Syria, Christians, Prayer

There are simply no easy solutions in Syria. It is beyond upsetting to think of a government using chemical weapons on its own people. It DOES cry out for justice.

Yet, in the rush to judgment, there might be a need for some pause.

Justin Welby, Archbishop of Canterbury, gave this address to the House of Lords as they debated Syria and action on the part of the British government.

One key point:

But there is a further point, talking to a very senior Christian leader in the region yesterday, he said “intervention from abroad will declare open season on the Christian communities”. They have already been devastated, 2 million Christians in Iraq 12 years ago, less than half a million today. These are churches that don’t just go back to St Paul but, in the case of Damascus and Antioch, predate him. They will surely suffer terribly (as they already are) if action goes ahead.
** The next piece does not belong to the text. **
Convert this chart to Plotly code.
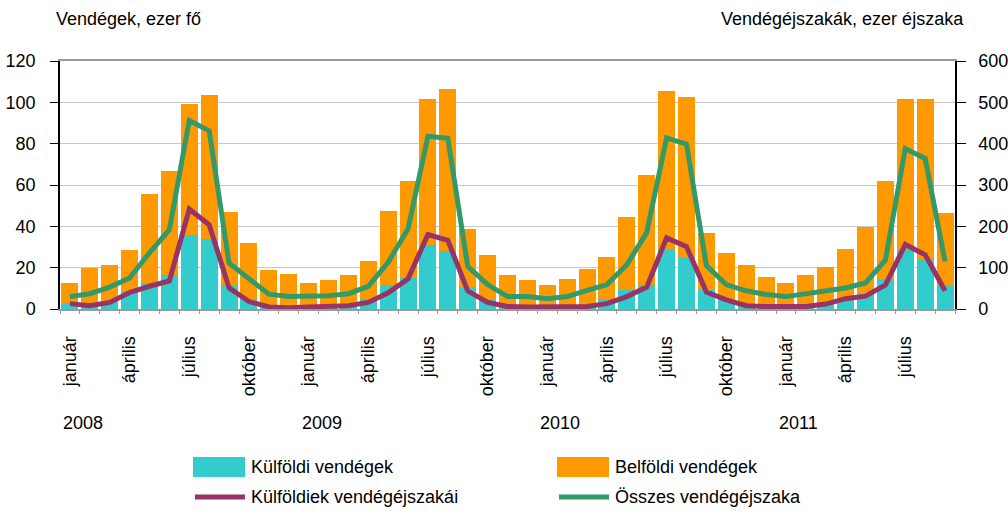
import plotly.graph_objects as go

# months Jan 2008 .. Sep 2011 (45 months)
tick_months = ["január", "április", "július", "október"]
years = ["2008", "2009", "2010", "2011"]

# guests, thousand persons (left axis)
kulfoldi_vendegek = [
    3.0, 2.5, 3.5, 8.5, 12.5, 16.3, 36.0, 33.9, 11.5, 5.0, 2.0, 1.5,
    1.5, 1.5, 2.0, 4.8, 11.4, 15.2, 30.8, 28.2, 10.7, 4.5, 1.5, 1.2,
    1.0, 1.0, 1.5, 4.7, 9.3, 11.5, 29.2, 25.2, 9.3, 5.0, 2.0, 1.5,
    1.5, 1.5, 2.5, 5.4, 7.4, 14.7, 28.7, 24.3, 11.4,
]
belfoldi_vendegek = [
    9.7, 17.1, 17.9, 19.9, 43.0, 50.7, 63.0, 69.8, 35.3, 27.1, 16.7, 15.2,
    11.2, 12.4, 14.6, 18.6, 36.2, 46.9, 71.0, 78.4, 28.2, 21.8, 15.1, 12.6,
    10.8, 13.7, 18.0, 20.6, 35.4, 53.5, 76.5, 77.5, 27.6, 22.2, 19.4, 14.1,
    11.2, 15.1, 18.0, 23.8, 32.4, 47.4, 73.1, 77.5, 35.2,
]
# guest nights, thousand nights (right axis)
kulfoldiek_ejszakai = [
    13, 8, 16, 40, 55, 68, 242, 204, 51, 18, 5, 3,
    5, 6, 8, 16, 39, 73, 180, 166, 44, 16, 6, 5,
    5, 5, 6, 13, 30, 53, 172, 151, 41, 22, 8, 6,
    6, 6, 12, 25, 31, 58, 156, 131, 44,
]
osszes_ejszaka = [
    30, 37, 53, 75, 136, 192, 456, 431, 111, 72, 36, 30,
    30, 32, 37, 55, 113, 194, 418, 413, 103, 59, 30, 30,
    25, 30, 45, 59, 107, 185, 414, 399, 105, 59, 44, 35,
    30, 37, 47, 51, 63, 118, 388, 364, 115,
]

COLORS = {"kulf": "#33CCCC", "belf": "#FF9900", "kulf_ej": "#993366", "ossz": "#339966"}
n = len(kulfoldi_vendegek)
x = list(range(n))
FONT = "Liberation Sans, Arial"

fig = go.Figure()
fig.add_trace(go.Bar(x=x, y=kulfoldi_vendegek, name="Külföldi vendégek",
                     marker=dict(color=COLORS["kulf"], line=dict(width=0))))
fig.add_trace(go.Bar(x=x, y=belfoldi_vendegek, name="Belföldi vendégek",
                     marker=dict(color=COLORS["belf"], line=dict(width=0))))
fig.add_trace(go.Scatter(x=x, y=kulfoldiek_ejszakai, name="Külföldiek vendégéjszakái",
                         mode="lines", yaxis="y2",
                         line=dict(color=COLORS["kulf_ej"], width=5)))
fig.add_trace(go.Scatter(x=x, y=osszes_ejszaka, name="Összes vendégéjszaka",
                         mode="lines", yaxis="y2",
                         line=dict(color=COLORS["ossz"], width=5)))

# plot area in pixels: x 60..955, y 61..309
def px_x(p):
    return (p - 60) / 895

def px_y(p):
    return (309 - p) / 248

annotations = [
    dict(text="Vendégek, ezer fő", xref="paper", yref="paper", x=px_x(54), y=px_y(19),
         xanchor="left", yanchor="middle", showarrow=False),
    dict(text="Vendégéjszakák, ezer éjszaka", xref="paper", yref="paper", x=px_x(966), y=px_y(19),
         xanchor="right", yanchor="middle", showarrow=False),
]
for k, yr in enumerate(years):
    annotations.append(dict(text=yr, xref="x", yref="paper", x=12 * k + 0.65, y=px_y(423),
                            xanchor="center", yanchor="middle", showarrow=False))

# legend drawn by hand: two columns, two rows
shapes = []
legend_items = [
    ("Külföldi vendégek", "kulf", "box", 193, 467),
    ("Belföldi vendégek", "belf", "box", 557, 467),
    ("Külföldiek vendégéjszakái", "kulf_ej", "line", 193, 497),
    ("Összes vendégéjszaka", "ossz", "line", 557, 497),
]
for label, key, kind, lx, ly in legend_items:
    if kind == "box":
        shapes.append(dict(type="rect", xref="paper", yref="paper",
                           x0=px_x(lx), x1=px_x(lx + 52), y0=px_y(ly - 10), y1=px_y(ly + 10),
                           fillcolor=COLORS[key], line=dict(width=0)))
    else:
        shapes.append(dict(type="line", xref="paper", yref="paper",
                           x0=px_x(lx + 2), x1=px_x(lx + 52), y0=px_y(ly), y1=px_y(ly),
                           line=dict(color=COLORS[key], width=5)))
    annotations.append(dict(text=label, xref="paper", yref="paper", x=px_x(lx + 56), y=px_y(ly),
                            xanchor="left", yanchor="middle", showarrow=False))

fig.update_layout(
    width=1008, height=514,
    margin=dict(l=60, r=53, t=61, b=205),
    barmode="stack", bargap=0.15,
    plot_bgcolor="white", paper_bgcolor="white",
    font=dict(family=FONT, size=18, color="black"),
    showlegend=False,
    xaxis=dict(
        range=[-0.5, n - 0.5], automargin=False,
        tickmode="array",
        tickvals=list(range(0, n, 3)),
        ticktext=[tick_months[(i // 3) % 4] for i in range(0, n, 3)],
        tickangle=-90, ticks="", ticklabelstandoff=18,
        showgrid=False, zeroline=False,
        showline=True, linecolor="#9a9a9a", linewidth=2, mirror=True,
        minor=dict(tickmode="array", tickvals=[i - 0.5 for i in range(n + 1)],
                   ticks="outside", ticklen=3, tickcolor="#9a9a9a", showgrid=False),
    ),
    yaxis=dict(
        range=[0, 120], dtick=20, showgrid=True, gridcolor="#c8c8c8", gridwidth=1,
        automargin=False,
        zeroline=False, showline=True, linecolor="black", linewidth=1.5,
        ticks="outside", ticklen=8, tickcolor="black", ticklabelstandoff=11,
    ),
    yaxis2=dict(
        range=[0, 600], dtick=100, overlaying="y", side="right", showgrid=False,
        automargin=False,
        zeroline=False, showline=True, linecolor="black", linewidth=1.5,
        ticks="outside", ticklen=9, tickcolor="black", ticklabelstandoff=9,
    ),
    shapes=shapes,
    annotations=annotations,
)

fig.write_html("out.html", config={"displayModeBar": False},
               post_script="document.body.style.margin='0';")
And that consequence has to be weighed against the consequences of inaction. In civil wars, those who are internal to the civil conflict fight for their lives, necessarily. Those who are external have a responsibility, if they get involved at all, to fight for the outcome, and that outcome must be one which improves the chances of long term peace and reconciliation. If we take action that diminishes the chance of peace and reconciliation, when inevitably a political solution has to be found, whether it’s near term or in the long term future, then we will have contributed to more killing and this war will be deeply unjust. –

This is a complex issue, which is why we don’t like to think about it. We’re not good with complex issues. We want simple solutions so we devise simple problems.

This is why we pray. We need to hear from heaven. But, by all means, let us pray.